Concernant les rapports entre la mutualité, la coopération et le syndicalisme, les divers exemples historiques ont confirmé que les clivages théoriques portés par les ténors des mouvements n’ont jamais empêché les rencontres sur le terrain. Certaines communications ont présenté des formes d’économie sociale (communautés médiévales et icariennes, igoudars marocains...) bien éloignées des corps intermédiaires auxquels nous nous référons selon une tradition bien française qui a cadré, jusqu’à la loi de 2014, avec la définition statutaire de l’ESS. Au demeurant, il n’a guère été question que de l’économie sociale, et non de l’économie sociale et solidaire, un certain recul étant nécessaire pour produire une analyse historique des décennies postérieures aux années 1980. Cependant, une table ronde intitulée « La deuxième gauche et l’ESS » réunissait des acteurs et témoins de l’institutionnalisation de l’économie sociale dans le sillage de l’élection de François Mitterrand en 1981.

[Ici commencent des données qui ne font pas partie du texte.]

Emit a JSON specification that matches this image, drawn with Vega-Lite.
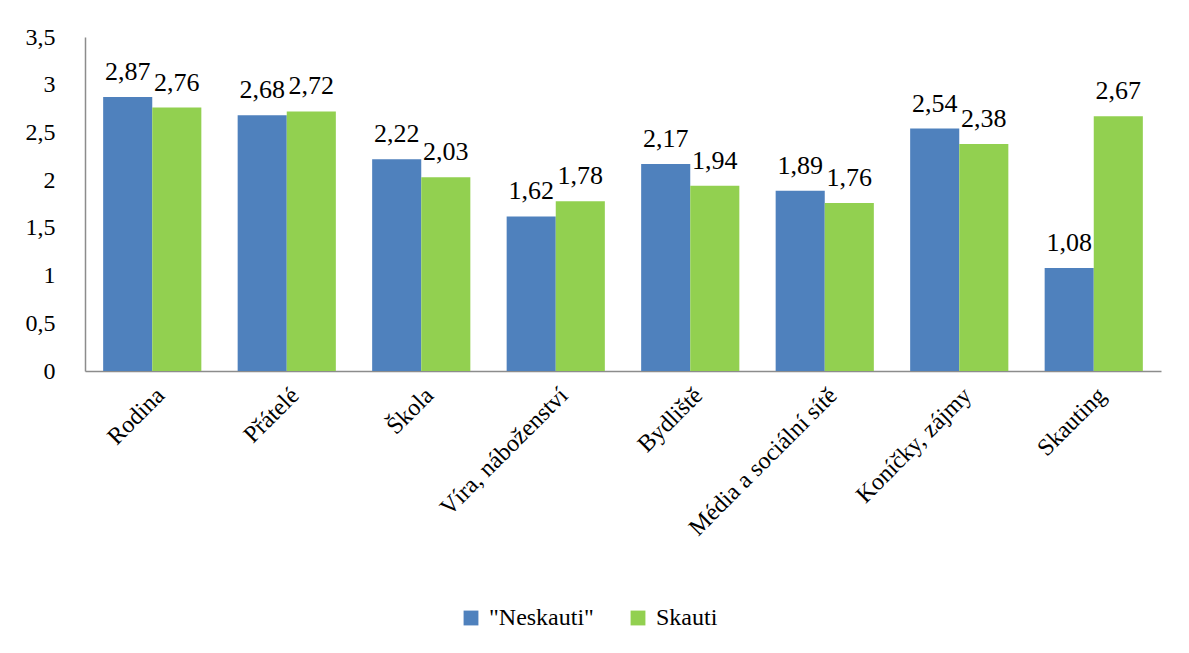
{
  "$schema": "https://vega.github.io/schema/vega-lite/v6.json",
  "autosize": {"type": "none"},
  "width": 1076,
  "height": 334,
  "padding": {"left": 85, "top": 37, "right": 28, "bottom": 282},
  "background": "white",
  "view": {"stroke": null},
  "data": {
    "values": [
      {"kategorie": "Rodina", "skupina": "\"Neskauti\"", "hodnota": 2.87},
      {"kategorie": "Rodina", "skupina": "Skauti", "hodnota": 2.76},
      {"kategorie": "Přátelé", "skupina": "\"Neskauti\"", "hodnota": 2.68},
      {"kategorie": "Přátelé", "skupina": "Skauti", "hodnota": 2.72},
      {"kategorie": "Škola", "skupina": "\"Neskauti\"", "hodnota": 2.22},
      {"kategorie": "Škola", "skupina": "Skauti", "hodnota": 2.03},
      {"kategorie": "Víra, náboženství", "skupina": "\"Neskauti\"", "hodnota": 1.62},
      {"kategorie": "Víra, náboženství", "skupina": "Skauti", "hodnota": 1.78},
      {"kategorie": "Bydliště", "skupina": "\"Neskauti\"", "hodnota": 2.17},
      {"kategorie": "Bydliště", "skupina": "Skauti", "hodnota": 1.94},
      {"kategorie": "Média a sociální sítě", "skupina": "\"Neskauti\"", "hodnota": 1.89},
      {"kategorie": "Média a sociální sítě", "skupina": "Skauti", "hodnota": 1.76},
      {"kategorie": "Koníčky, zájmy", "skupina": "\"Neskauti\"", "hodnota": 2.54},
      {"kategorie": "Koníčky, zájmy", "skupina": "Skauti", "hodnota": 2.38},
      {"kategorie": "Skauting", "skupina": "\"Neskauti\"", "hodnota": 1.08},
      {"kategorie": "Skauting", "skupina": "Skauti", "hodnota": 2.67}
    ]
  },
  "encoding": {
    "x": {
      "field": "kategorie", "type": "nominal", "sort": null,
      "scale": {"paddingInner": 0.27, "paddingOuter": 0.135},
      "axis": {
        "title": null, "labelAngle": -45, "labelFontSize": 24, "labelColor": "black",
        "labelFont": "Liberation Serif", "ticks": false, "labelPadding": 12,
        "domainColor": "#8c8c8c", "domainWidth": 1.5, "labelLimit": 400
      }
    },
    "xOffset": {"field": "skupina", "type": "nominal", "sort": ["\"Neskauti\"", "Skauti"]},
    "y": {
      "field": "hodnota", "type": "quantitative",
      "scale": {"domain": [0, 3.5], "nice": false},
      "axis": {
        "title": null, "values": [0, 0.5, 1, 1.5, 2, 2.5, 3, 3.5], "format": "~g",
        "labelExpr": "replace(datum.label, '.', ',')", "grid": false, "ticks": false,
        "labelFontSize": 24, "labelColor": "black", "labelFont": "Liberation Serif", "labelPadding": 30,
        "domainColor": "#8c8c8c", "domainWidth": 1.5
      }
    }
  },
  "layer": [
    {
      "mark": {"type": "bar"},
      "encoding": {
        "color": {
          "field": "skupina", "type": "nominal", "sort": ["\"Neskauti\"", "Skauti"],
          "scale": {"domain": ["\"Neskauti\"", "Skauti"], "range": ["#4F81BD", "#92D050"]},
          "legend": {
            "title": null, "orient": "none", "legendX": 374, "legendY": 569, "direction": "horizontal", "symbolType": "square",
            "symbolSize": 220, "symbolStrokeWidth": 0, "labelFontSize": 24, "labelFont": "Liberation Serif",
            "labelColor": "black", "columnPadding": 32, "labelOffset": 6
          }
        }
      }
    },
    {
      "mark": {"type": "text", "baseline": "alphabetic", "dy": -17, "fontSize": 26, "font": "Liberation Serif", "color": "black",
        "text": {"expr": "replace(format(datum.hodnota, '.2f'), '.', ',')"}},
      "encoding": {}
    }
  ]
}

L’événement a bénéficié, au cours de ces deux jours, de la présence d’un public assidu et réactif. Les chercheurs spécialistes de l’ESS ont saisi cette occasion rare d’échanger sur des questions d’histoire, tandis que les praticiens ont exprimé leur souhait de voir plus souvent les problématiques de l’ESS ainsi revivifiées par la réflexion historique. Par exemple, des projets de l’ESS considérés comme innovants gagneraient à être analysés au prisme de l’histoire. Il reste à opérer la jonction entre les historiens, qui peinent à cerner le potentiel heuristique de ce champ d’étude, et les responsables institutionnels de l’ESS, invités à ouvrir les archives et à apporter à la recherche historique un soutien logistique dénué de toute intention de l’instrumentaliser dans un but promotionnel.
Il ne s’agit pas seulement, pour les familles de l’ESS, d’opérer un réinvestissement mémoriel, mais aussi de permettre aux historiens de mettre en évidence le caractère pérenne des spécificités du secteur, et d’éclairer ainsi les enjeux actuels et à venir.